Some lenders also charge break costs if you're exiting a fixed rate before the term expires, though this is separate from the discharge fee and can run into thousands depending on rate movements since you locked in. When conducting a loan health check, we map both the entry costs with the new lender and the exit costs with the current one to ensure the net position still favours refinancing.
Sunshine Coast clients refinancing within the first few years of their loan term sometimes encounter deferred establishment fees, where the original lender recoups upfront costs if you leave early. These aren't common across all institutions, but they can add $500 to $700 to your exit bill. Knowing this in advance changes the timeline for when refinancing becomes financially viable.
When to Absorb the Fee Into Your Loan
Capitalising the application fee into your new loan balance makes sense when the interest rate reduction exceeds the cost of borrowing that additional amount over time. If you're paying a $500 application fee at an interest rate of 5.8%, the fee effectively costs you around $15 per year in additional interest, assuming no extra repayments.
Against a monthly saving of $200 from refinancing to a lower rate, the long-term cost of capitalising that $500 is negligible. The alternative is paying the fee upfront from savings, which might deplete your offset account or reduce your liquidity at settlement. For Sunshine Coast investors maintaining cash reserves for future deposits, keeping liquidity intact often outweighs the minor increase in loan balance.
The calculation changes if you're already at or near your borrowing limit. Adding another $2,000 in fees to your loan might push your loan-to-value ratio into a higher risk category, affecting your interest rate or requiring lenders mortgage insurance. In those scenarios, paying the application fee upfront preserves your borrowing position and avoids compounding costs.
Application Fees and Loan Structure Changes
Refinancing isn't always about rate. Sometimes it's about restructuring your loan to access equity, split between fixed and variable portions, or separate your owner-occupied and investment loans for tax efficiency.
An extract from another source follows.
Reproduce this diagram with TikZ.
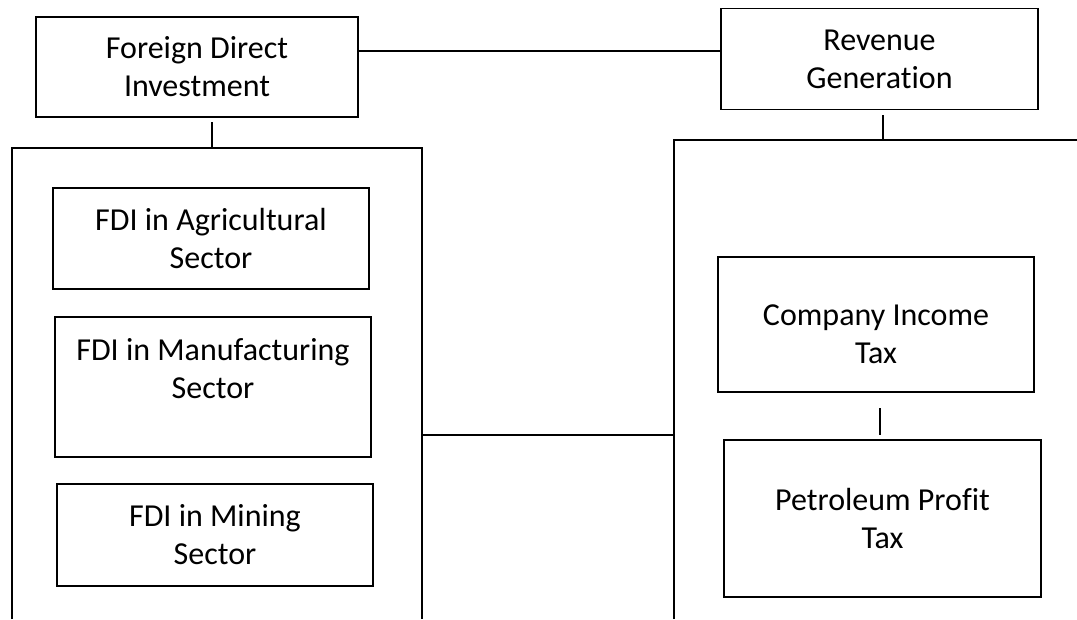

When you're changing the loan structure, application fees can apply to each new loan account, not just the overall refinance.
If you're splitting a $700,000 loan into a $400,000 fixed portion and a $300,000 variable portion with an offset, some lenders charge two application fees because they're establishing two separate accounts. Others charge a single fee regardless of how many splits you create. This distinction matters when you're building a structure designed to last a decade, not just chasing a short-term rate reduction.
Sunshine Coast borrowers refinancing to release equity often face this issue. You might be keeping your existing loan and adding a second loan secured against the increased property value. That second loan typically attracts its own application fee, even though the underlying security hasn't changed. Understanding this upfront lets you compare lenders on total cost, not just the advertised rate.
What Application Fees Don't Cover
The application fee covers the lender's assessment work, but it doesn't include valuation fees, settlement fees, legal costs, or title search charges. These sit separately and vary by lender and state, though Sunshine Coast refinances generally follow Queensland's standard fee schedule.
Valuation fees typically range from $200 to $400 depending on property type and location. Some lenders waive this cost for low loan-to-value ratios or automated valuation models, but if a physical inspection is required, you'll pay. Settlement fees sit around $300 to $600 and cover the legal work involved in registering the new mortgage. These aren't negotiable in the same way application fees are, though some lenders bundle them into package pricing.
When refinancing multiple properties simultaneously, these costs multiply. A Sunshine Coast investor refinancing three properties might pay $1,200 in application fees, $900 in valuations, and $1,200 in settlement costs before any loan funds are drawn. That $3,300 outlay needs to be recovered through interest savings, improved loan features, or equity access that funds the next acquisition.
Call one of our team or book an appointment at a time that works for you. We'll map your current loan costs against available refinancing options, factor in all upfront and ongoing fees, and show you the net position over your intended hold period. Refinancing decisions are built on numbers, not assumptions, and we structure the analysis around your actual property and income position on the Sunshine Coast.
Frequently Asked Questions
How much are refinancing application fees in Australia?
Refinancing application fees typically range from $0 to $600, though some lenders bundle these into establishment fees that can reach $1,000 or more. Many lenders negotiate or waive these fees depending on your loan size and borrowing profile.
Can I add the refinancing application fee to my loan balance?
Yes, most lenders allow you to capitalise the application fee and other establishment costs into your new loan balance. This increases the amount you borrow and the total interest paid over time, but preserves your upfront cashflow.
What other costs should I expect when refinancing besides the application fee?
Expect to pay valuation fees ($200-$400), settlement fees ($300-$600), and a discharge fee ($300-$450) to your current lender. If you're exiting a fixed rate early, break costs may also apply depending on rate movements.
Do all lenders charge an application fee when refinancing?
No, some lenders offer $0 application fees as part of their pricing structure, though they may charge higher ongoing account fees or annual package fees instead. Compare the total cost over your intended loan term rather than focusing only on upfront charges.
When does it make sense to pay refinancing fees upfront?
Pay the fees upfront if you're near your borrowing limit and adding them to your loan would push you into a higher loan-to-value category or affect your interest rate. Otherwise, capitalising the fees often makes more sense if the rate reduction justifies the minor increase in loan balance.